OBJECTIVE:
Your task is to copy the listing exactly, with the pictures left out.

------ SOURCE MATERIAL

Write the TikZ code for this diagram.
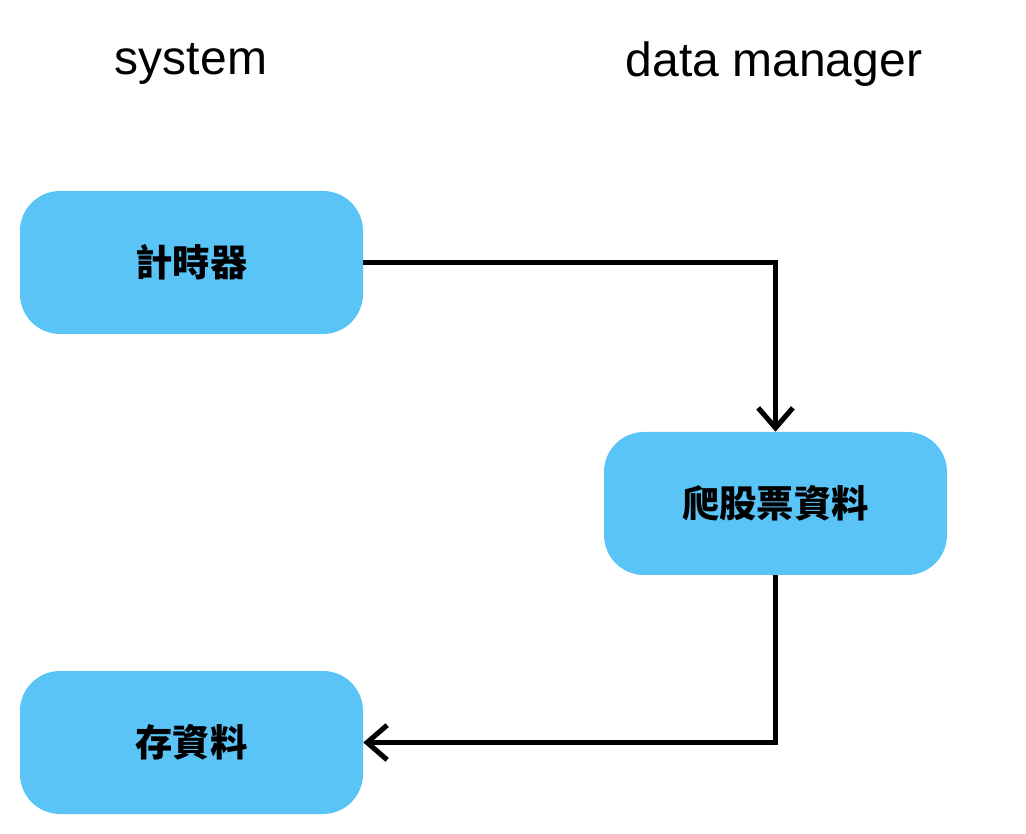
\documentclass[tikz,border=0pt]{standalone}
\usepackage{fontspec}
\setmainfont{Liberation Sans}
\newfontfamily\cjk{Noto Sans CJK TC}
\usetikzlibrary{arrows.meta}
\definecolor{boxblue}{HTML}{5AC4F7}
\tikzset{
  procbox/.style={fill=boxblue, draw=none, rounded corners=30pt, minimum width=257.25pt, minimum height=107.25pt, font=\cjk\bfseries\fontsize{28}{32}\selectfont, inner sep=0pt},
  title/.style={font=\fontsize{36}{42}\selectfont, inner sep=0pt},
  flow/.style={line width=3.8pt, -{Straight Barb[length=15pt, width=26pt, line width=3.8pt]}}
}
\begin{document}
\begin{tikzpicture}[x=0.75pt, y=-0.75pt]
\useasboundingbox (0,0) rectangle (1026,834);
\node[title] (t1) at (191,64) {system};
\node[title] (t2) at (774,64) {data manager};
\node[procbox] (timer) at (191.5,262.5) {計時器};
\node[procbox] (crawl) at (775.5,503.5) {爬股票資料};
\node[procbox] (save) at (191.5,742.5) {存資料};
\draw[flow] (timer.east) -| (crawl.north);
\draw[flow] (crawl.south) |- (save.east);
\end{tikzpicture}
\end{document}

------------

OUTPUT OF THE TASK:
Write the TikZ code for this diagram.
\documentclass[tikz,border=0pt]{standalone}
\usepackage{fontspec}
\setmainfont{Liberation Sans}
\newfontfamily\cjk{Noto Sans CJK TC}
\usetikzlibrary{arrows.meta}
\definecolor{boxblue}{HTML}{5AC4F7}
\tikzset{
  procbox/.style={fill=boxblue, draw=none, rounded corners=30pt, minimum width=257.25pt, minimum height=107.25pt, font=\cjk\bfseries\fontsize{28}{32}\selectfont, inner sep=0pt},
  title/.style={font=\fontsize{36}{42}\selectfont, inner sep=0pt},
  flow/.style={line width=3.8pt, -{Straight Barb[length=15pt, width=26pt, line width=3.8pt]}}
}
\begin{document}
\begin{tikzpicture}[x=0.75pt, y=-0.75pt]
\useasboundingbox (0,0) rectangle (1026,834);
\node[title] (t1) at (191,64) {system};
\node[title] (t2) at (774,64) {data manager};
\node[procbox] (timer) at (191.5,262.5) {計時器};
\node[procbox] (crawl) at (775.5,503.5) {爬股票資料};
\node[procbox] (save) at (191.5,742.5) {存資料};
\draw[flow] (timer.east) -| (crawl.north);
\draw[flow] (crawl.south) |- (save.east);
\end{tikzpicture}
\end{document}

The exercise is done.